Fresh blood just doesn't have a strong smell. Older blood, however, does. If the sheets had been drenched in it and were fermenting for days, sure, you'll have quite the strong smell. But if this blood has only been there for a couple hours, it's not going to be a "what on earth is that smell?" moment. Mercaptans (decay) could do that, as could many household chemicals (ammonia, bleach, etc). But not fresh blood.
Sorry -- just a pet peeve.
I second kiss-me - the first thing I thought was that this must be a Pettipants mystery.
It was nicely written, and I was curious enough about the disconnect between the narrator's tone and the events to keep reading, but that's about all I can say.
I'd like to point out that this is the first 150 words for the query, Worse than Death.
http://www.blogger.com/comment.g?blogID=26791026&postID=116619093778926119
Might shed light on some of your suspicions.
I didn't like any of thus up to "A large red stain had turned our sheets into a passable Japanese flag", which is a kickin' line. I think you should start the story right there; cut everything up to that point.
All the discussion about what to call the protag and how her dire aunts vex her is irrelevant backstory. Get me hooked into the story first. When I first open the book, I couldn't care less about Mandy and her aunts, but you can make me care about a humungoid bloodstain darned pretty quickly. Ooh, yeah!
Thanks Merper! I knew it!
Heehee.
The continuation was unexpected indeed!
In the beginning section, I really loved that image of blood like a passable Japanese flag.
PS, this was a Pettipants beginning, wasn't it?

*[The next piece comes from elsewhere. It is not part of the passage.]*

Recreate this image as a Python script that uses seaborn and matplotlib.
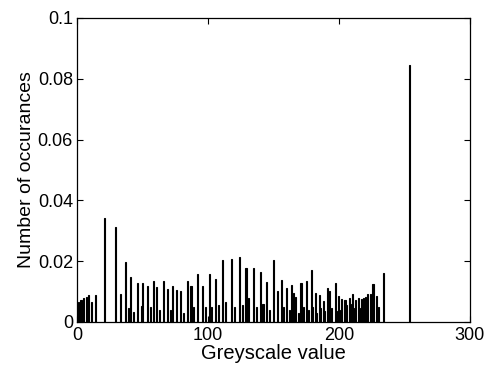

I agree that the opening with the backstory about the aunt isn't particularly gripping (sorry, author). The bit about the blood caught my interest. However, I think the narrator's observation that the blood looks like the Japanese flag denotes a level of objectivity and detachment that I'm not sure would be present in that situation. Although, never having woken up bathed in blood, I wouldn't really know.